Data:

-------

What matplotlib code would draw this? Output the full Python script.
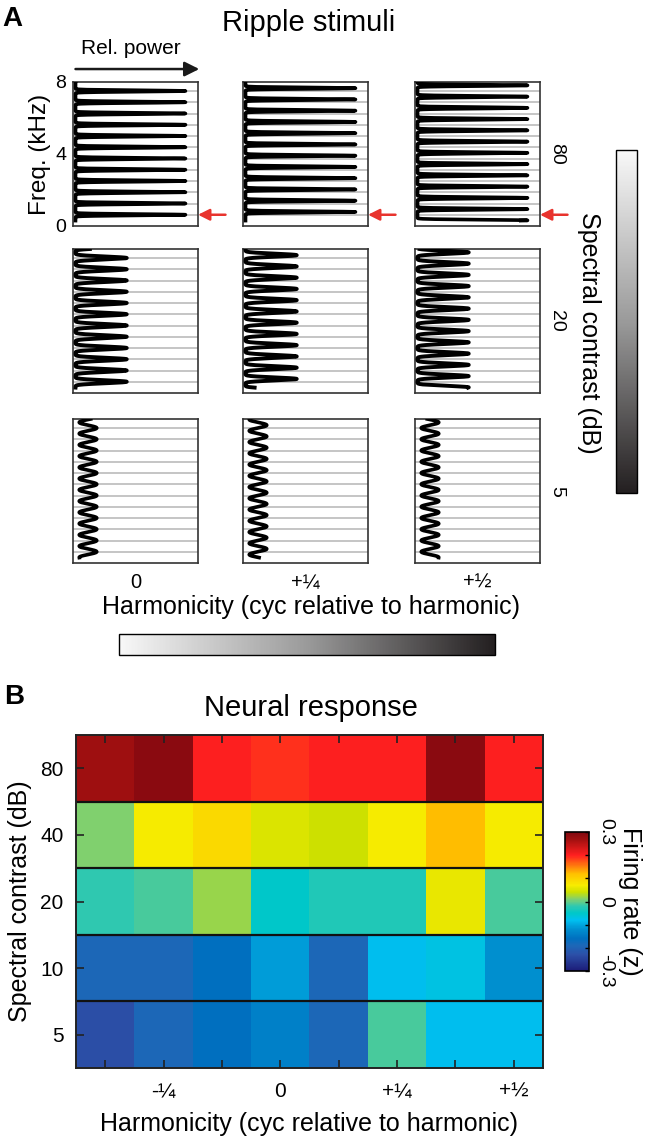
import numpy as np
import matplotlib
matplotlib.use('Agg')
import matplotlib.pyplot as plt
from matplotlib import font_manager
from matplotlib.colors import LinearSegmentedColormap, Normalize
from matplotlib.cm import ScalarMappable

# ---- data ----
# panel A: ripple stimuli
contrasts_a = [80, 20, 5]                 # dB, rows
shift_labels = ['0', '+\u00bc', '+\u00bd']  # columns
shifts = [0.0, 0.25, 0.5]                 # cycles relative to harmonic
f0 = 0.625                                # kHz, spacing of harmonics
n_harm = 12
f_lo, f_hi = 0.3, 8.0                     # kHz range of the drawn spectrum
trough_x = [0.02, 0.02, 0.05]             # rel. power at troughs, per contrast
peak_x = [0.90, 0.43, 0.19]               # rel. power at peaks, per contrast
sharpness = [16, 3, 1]                    # peak sharpness exponent, per contrast
line_w = [2.6, 2.8, 2.6]

# panel B: neural response (z-scored firing rate)
contrasts_b = [80, 40, 20, 10, 5]
harmonicity = [-3/8, -1/4, -1/8, 0, 1/8, 1/4, 3/8, 1/2]
harm_labels = ['', '-\u00bc', '', '0', '', '+\u00bc', '', '+\u00bd']
rate = np.array([
    [0.27, 0.29, 0.20, 0.19, 0.20, 0.20, 0.29, 0.20],
    [0.01, 0.07, 0.09, 0.05, 0.04, 0.07, 0.12, 0.07],
    [-0.02, -0.01, 0.02, -0.05, -0.03, -0.03, 0.06, -0.01],
    [-0.19, -0.19, -0.16, -0.11, -0.19, -0.08, -0.07, -0.12],
    [-0.23, -0.19, -0.16, -0.14, -0.19, -0.01, -0.08, -0.08],
])

W, H = 653, 1137


def rect(x0, y0, x1, y1):
    # pixel box (top-left origin) -> figure fraction
    return [x0 / W, 1 - y1 / H, (x1 - x0) / W, (y1 - y0) / H]


names = {f.name for f in font_manager.fontManager.ttflist}
sans = 'Liberation Sans' if 'Liberation Sans' in names else 'DejaVu Sans'
plt.rcParams['font.family'] = [sans, 'DejaVu Sans']

fig = plt.figure(figsize=(W / 100, H / 100), dpi=100)

# ---- panel A ----
col_x = [73, 243, 415]
row_y = [82, 249, 419]
box_w, box_h = 125, 144
freqs = np.linspace(f_lo, f_hi, 3000)
harmonics = f0 * np.arange(1, n_harm + 1)
axes_a = []
for i, c in enumerate(contrasts_a):
    for j, s in enumerate(shifts):
        ax = fig.add_axes(rect(col_x[j], row_y[i], col_x[j] + box_w, row_y[i] + box_h))
        for h in harmonics:
            ax.axhline(h, color='#b5b5b5', lw=1.1, zorder=1)
        g = ((1 + np.cos(2 * np.pi * (freqs / f0 - s))) / 2) ** sharpness[i]
        x = trough_x[i] + (peak_x[i] - trough_x[i]) * g
        ax.plot(x, freqs, color='black', lw=line_w[i], zorder=3)
        ax.set_xlim(0, 1)
        ax.set_ylim(0, 8)
        ax.set_xticks([])
        ax.set_yticks([])
        for sp in ax.spines.values():
            sp.set_color('#333333')
            sp.set_linewidth(1.2)
        if i == len(contrasts_a) - 1:
            ax.set_xticks([0.5])
            ax.set_xticklabels([shift_labels[j]], fontsize=14.5)
            ax.tick_params(axis='x', length=0, pad=7)
        if j == len(shifts) - 1:
            ax.text(1.13, 0.5, str(c), transform=ax.transAxes, rotation=-90,
                    ha='center', va='center', fontsize=14)
        if i == 0:
            ax.annotate('', xy=(1.0, f0), xytext=(1.22, f0),
                        xycoords=('axes fraction', 'data'), annotation_clip=False,
                        arrowprops=dict(arrowstyle='-|>', color='#e8332d', lw=1.8,
                                        mutation_scale=17, shrinkA=0, shrinkB=0))
        axes_a.append(ax)

ax0 = axes_a[0]
ax0.set_yticks([0, 4, 8])
ax0.tick_params(axis='y', length=0, labelsize=14, pad=5)
ax0.set_ylabel('Freq. (kHz)', fontsize=17.5, labelpad=3)
ax0.annotate('', xy=(1.01, 1.09), xytext=(0.02, 1.09), xycoords='axes fraction',
             annotation_clip=False,
             arrowprops=dict(arrowstyle='-|>', color='#1a1a1a', lw=1.8,
                             mutation_scale=22, shrinkA=0, shrinkB=0))
ax0.text(0.46, 1.23, 'Rel. power', transform=ax0.transAxes, ha='center',
         va='center', fontsize=15)

fig.text(12 / W, 1 - 19 / H, 'A', fontsize=20, weight='bold', ha='center', va='center')
fig.text(309 / W, 1 - 23 / H, 'Ripple stimuli', fontsize=21, ha='center', va='center')
fig.text(311 / W, 1 - 607 / H, 'Harmonicity (cyc relative to harmonic)',
         fontsize=18, ha='center', va='center')
fig.text(589 / W, 1 - 333 / H, 'Spectral contrast (dB)', fontsize=18,
         rotation=-90, ha='center', va='center')

grey = LinearSegmentedColormap.from_list('grey', ['#f8f8f8', '#9a9a9a', '#231f20'])
cax_v = fig.add_axes(rect(616, 150, 637, 493))
cb_v = fig.colorbar(ScalarMappable(Normalize(min(contrasts_a), max(contrasts_a)),
                                   grey.reversed()), cax=cax_v)
cb_v.set_ticks([])
cb_v.outline.set_linewidth(1.0)
cax_h = fig.add_axes(rect(119, 634, 495, 655))
cb_h = fig.colorbar(ScalarMappable(Normalize(min(shifts), max(shifts)), grey),
                    cax=cax_h, orientation='horizontal')
cb_h.set_ticks([])
cb_h.outline.set_linewidth(1.0)

# ---- panel B ----
rate_cmap = LinearSegmentedColormap.from_list('rate', [
    (0.000, '#1c1c78'), (0.117, '#2c50a8'), (0.183, '#1c68b8'),
    (0.233, '#0070c0'), (0.300, '#0090d0'), (0.367, '#00c0f0'),
    (0.417, '#00c8c8'), (0.467, '#30c8b0'), (0.517, '#80d070'),
    (0.567, '#cce000'), (0.617, '#f8ec00'), (0.700, '#ffc000'),
    (0.767, '#ff7010'), (0.833, '#ff2020'), (0.950, '#a01010'),
    (1.000, '#800810')])

axb = fig.add_axes(rect(76, 735, 543, 1068))
im = axb.imshow(rate, cmap=rate_cmap, vmin=-0.3, vmax=0.3, aspect='auto',
                interpolation='nearest')
for k in range(1, len(contrasts_b)):
    axb.axhline(k - 0.5, color='#111111', lw=1.6)
axb.set_xticks(range(len(harmonicity)))
axb.set_xticklabels(harm_labels)
axb.set_yticks(range(len(contrasts_b)))
axb.set_yticklabels([str(c) for c in contrasts_b])
axb.tick_params(direction='in', length=6, width=1.2, top=True, right=True,
                labelsize=15, color='#222222')
axb.tick_params(axis='x', pad=10)
axb.tick_params(axis='y', pad=9)
for sp in axb.spines.values():
    sp.set_linewidth(1.4)
    sp.set_color('#222222')
axb.set_xlabel('Harmonicity (cyc relative to harmonic)', fontsize=18, labelpad=8)
axb.set_ylabel('Spectral contrast (dB)', fontsize=18, labelpad=6)
fig.text(14 / W, 1 - 697 / H, 'B', fontsize=20, weight='bold', ha='center', va='center')
fig.text(311 / W, 1 - 708 / H, 'Neural response', fontsize=21, ha='center',
         va='center')

caxb = fig.add_axes(rect(565, 832, 589, 971))
cb_b = fig.colorbar(im, cax=caxb)
cb_b.set_ticks([-0.3, 0, 0.3])
cb_b.set_ticklabels(['-0.3', '0', '0.3'])
cb_b.ax.set_yticks(np.arange(-0.3, 0.31, 0.1), minor=True)
cb_b.ax.tick_params(which='both', direction='in', length=3, width=1.0,
                    labelsize=14, labelrotation=-90, pad=6)
for lab in cb_b.ax.get_yticklabels():
    lab.set_va('center')
cb_b.outline.set_linewidth(1.2)
cb_b.set_label('Firing rate (z)', rotation=-90, fontsize=18, labelpad=20)

fig.savefig('out.png', dpi=100)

-------

What is needed:
Transcribe exactly, with no pictures, the lines running from the first line of the material through the line holding "line_w = [2.6, 2.8, 2.6]".

Answer to the task:
What matplotlib code would draw this? Output the full Python script.
import numpy as np
import matplotlib
matplotlib.use('Agg')
import matplotlib.pyplot as plt
from matplotlib import font_manager
from matplotlib.colors import LinearSegmentedColormap, Normalize
from matplotlib.cm import ScalarMappable

# ---- data ----
# panel A: ripple stimuli
contrasts_a = [80, 20, 5]                 # dB, rows
shift_labels = ['0', '+\u00bc', '+\u00bd']  # columns
shifts = [0.0, 0.25, 0.5]                 # cycles relative to harmonic
f0 = 0.625                                # kHz, spacing of harmonics
n_harm = 12
f_lo, f_hi = 0.3, 8.0                     # kHz range of the drawn spectrum
trough_x = [0.02, 0.02, 0.05]             # rel. power at troughs, per contrast
peak_x = [0.90, 0.43, 0.19]               # rel. power at peaks, per contrast
sharpness = [16, 3, 1]                    # peak sharpness exponent, per contrast
line_w = [2.6, 2.8, 2.6]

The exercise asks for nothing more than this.